- Task brief -
Skip the pictures and quote all of the lines exactly.

- Supplied material -

________________________

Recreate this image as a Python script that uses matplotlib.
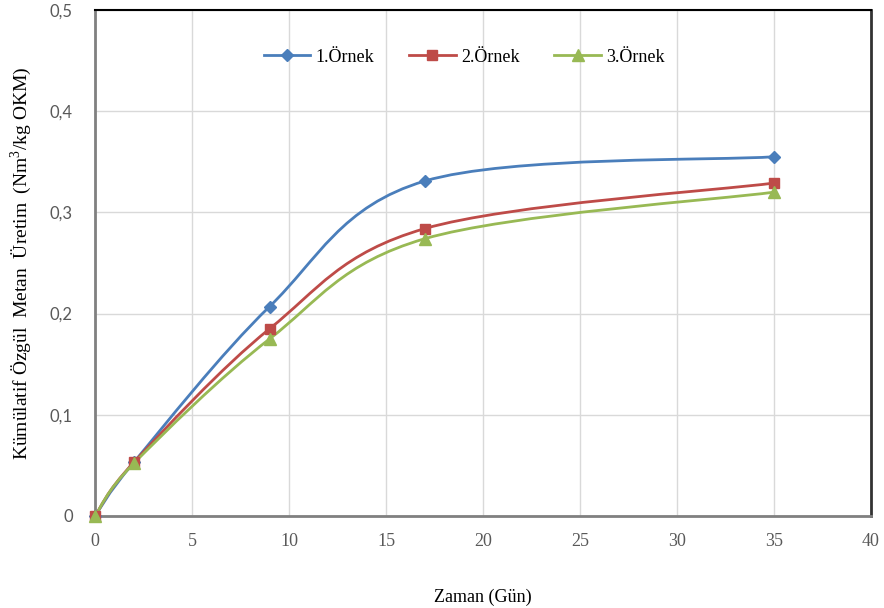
import matplotlib
matplotlib.use("Agg")
import matplotlib.pyplot as plt
from matplotlib.path import Path
from matplotlib.patches import PathPatch
from matplotlib.lines import Line2D
from matplotlib.ticker import FuncFormatter, MultipleLocator

days = [0, 2, 9, 17, 35]
ornek1 = [0.0, 0.053, 0.207, 0.331, 0.355]
ornek2 = [0.0, 0.053, 0.185, 0.284, 0.329]
ornek3 = [0.0, 0.052, 0.175, 0.274, 0.320]
labels = ["1.Örnek", "2.Örnek", "3.Örnek"]
colors = ["#4A7EBB", "#BE4B48", "#98B954"]
markers = ["D", "s", "^"]
msizes = [6, 7, 8]

fig = plt.figure(figsize=(8.84, 6.08), dpi=100)
ax = fig.add_axes([95/884, 92/608, 776/884, 506/608])


def smooth_path(xs, ys):
    pts = list(zip(xs, ys))
    n = len(pts)
    verts = [pts[0]]
    codes = [Path.MOVETO]
    for i in range(n - 1):
        p0 = pts[i - 1] if i > 0 else pts[i]
        p1 = pts[i]
        p2 = pts[i + 1]
        p3 = pts[i + 2] if i + 2 < n else pts[i + 1]
        c1 = (p1[0] + (p2[0] - p0[0]) / 6, p1[1] + (p2[1] - p0[1]) / 6)
        c2 = (p2[0] - (p3[0] - p1[0]) / 6, p2[1] - (p3[1] - p1[1]) / 6)
        verts += [c1, c2, p2]
        codes += [Path.CURVE4] * 3
    return Path(verts, codes)


handles = []
for ys, lab, c, m, ms in zip([ornek1, ornek2, ornek3], labels, colors, markers, msizes):
    patch = PathPatch(smooth_path(days, ys), facecolor="none", edgecolor=c,
                      lw=2.0, zorder=3, capstyle="round", joinstyle="round")
    ax.add_patch(patch)
    ax.plot(days, ys, linestyle="none", marker=m, color=c, markersize=ms,
            zorder=4, clip_on=False)
    handles.append(Line2D([], [], color=c, lw=2.0, marker=m, markersize=ms, label=lab))

ax.set_xlim(0, 40)
ax.set_ylim(0, 0.5)
ax.xaxis.set_major_locator(MultipleLocator(5))
ax.yaxis.set_major_locator(MultipleLocator(0.1))
ax.yaxis.set_major_formatter(FuncFormatter(lambda v, p: "0" if abs(v) < 1e-9 else f"{v:.1f}".replace(".", ",")))
ax.grid(True, color="#D9D9D9", lw=1.0)
ax.set_axisbelow(True)

for s in ["left", "bottom"]:
    ax.spines[s].set_color("#808080")
    ax.spines[s].set_linewidth(2.0)
ax.spines["top"].set_color("#000000")
ax.spines["top"].set_linewidth(1.5)
ax.spines["right"].set_color("#333333")
ax.spines["right"].set_linewidth(2.0)

ax.tick_params(length=0, colors="#595959")
ax.tick_params(axis="x", pad=12, labelsize=13, labelfontfamily="Liberation Serif")
ax.tick_params(axis="y", pad=16, labelsize=12, labelfontfamily="Lato")

ax.set_xlabel("Zaman (Gün)", fontfamily="Liberation Serif", fontsize=13, labelpad=28)
ax.set_ylabel("Kümülatif Özgül  Metan  Üretim  (Nm$^{\\mathregular{3}}$/kg OKM)",
              fontfamily="Liberation Serif", fontsize=14, labelpad=11)

leg = ax.legend(handles=handles, loc="center", bbox_to_anchor=(0.476, 0.907), ncol=3,
                frameon=False, prop={"family": "Liberation Serif", "size": 13},
                handlelength=2.6, columnspacing=1.9, handletextpad=0.3)

fig.savefig("out.png", dpi=100)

________________________

- Response to the task -
Recreate this image as a Python script that uses matplotlib.
import matplotlib
matplotlib.use("Agg")
import matplotlib.pyplot as plt
from matplotlib.path import Path
from matplotlib.patches import PathPatch
from matplotlib.lines import Line2D
from matplotlib.ticker import FuncFormatter, MultipleLocator

days = [0, 2, 9, 17, 35]
ornek1 = [0.0, 0.053, 0.207, 0.331, 0.355]
ornek2 = [0.0, 0.053, 0.185, 0.284, 0.329]
ornek3 = [0.0, 0.052, 0.175, 0.274, 0.320]
labels = ["1.Örnek", "2.Örnek", "3.Örnek"]
colors = ["#4A7EBB", "#BE4B48", "#98B954"]
markers = ["D", "s", "^"]
msizes = [6, 7, 8]

fig = plt.figure(figsize=(8.84, 6.08), dpi=100)
ax = fig.add_axes([95/884, 92/608, 776/884, 506/608])


def smooth_path(xs, ys):
    pts = list(zip(xs, ys))
    n = len(pts)
    verts = [pts[0]]
    codes = [Path.MOVETO]
    for i in range(n - 1):
        p0 = pts[i - 1] if i > 0 else pts[i]
        p1 = pts[i]
        p2 = pts[i + 1]
        p3 = pts[i + 2] if i + 2 < n else pts[i + 1]
        c1 = (p1[0] + (p2[0] - p0[0]) / 6, p1[1] + (p2[1] - p0[1]) / 6)
        c2 = (p2[0] - (p3[0] - p1[0]) / 6, p2[1] - (p3[1] - p1[1]) / 6)
        verts += [c1, c2, p2]
        codes += [Path.CURVE4] * 3
    return Path(verts, codes)


handles = []
for ys, lab, c, m, ms in zip([ornek1, ornek2, ornek3], labels, colors, markers, msizes):
    patch = PathPatch(smooth_path(days, ys), facecolor="none", edgecolor=c,
                      lw=2.0, zorder=3, capstyle="round", joinstyle="round")
    ax.add_patch(patch)
    ax.plot(days, ys, linestyle="none", marker=m, color=c, markersize=ms,
            zorder=4, clip_on=False)
    handles.append(Line2D([], [], color=c, lw=2.0, marker=m, markersize=ms, label=lab))

ax.set_xlim(0, 40)
ax.set_ylim(0, 0.5)
ax.xaxis.set_major_locator(MultipleLocator(5))
ax.yaxis.set_major_locator(MultipleLocator(0.1))
ax.yaxis.set_major_formatter(FuncFormatter(lambda v, p: "0" if abs(v) < 1e-9 else f"{v:.1f}".replace(".", ",")))
ax.grid(True, color="#D9D9D9", lw=1.0)
ax.set_axisbelow(True)

for s in ["left", "bottom"]:
    ax.spines[s].set_color("#808080")
    ax.spines[s].set_linewidth(2.0)
ax.spines["top"].set_color("#000000")
ax.spines["top"].set_linewidth(1.5)
ax.spines["right"].set_color("#333333")
ax.spines["right"].set_linewidth(2.0)

ax.tick_params(length=0, colors="#595959")
ax.tick_params(axis="x", pad=12, labelsize=13, labelfontfamily="Liberation Serif")
ax.tick_params(axis="y", pad=16, labelsize=12, labelfontfamily="Lato")

ax.set_xlabel("Zaman (Gün)", fontfamily="Liberation Serif", fontsize=13, labelpad=28)
ax.set_ylabel("Kümülatif Özgül  Metan  Üretim  (Nm$^{\\mathregular{3}}$/kg OKM)",
              fontfamily="Liberation Serif", fontsize=14, labelpad=11)

leg = ax.legend(handles=handles, loc="center", bbox_to_anchor=(0.476, 0.907), ncol=3,
                frameon=False, prop={"family": "Liberation Serif", "size": 13},
                handlelength=2.6, columnspacing=1.9, handletextpad=0.3)

fig.savefig("out.png", dpi=100)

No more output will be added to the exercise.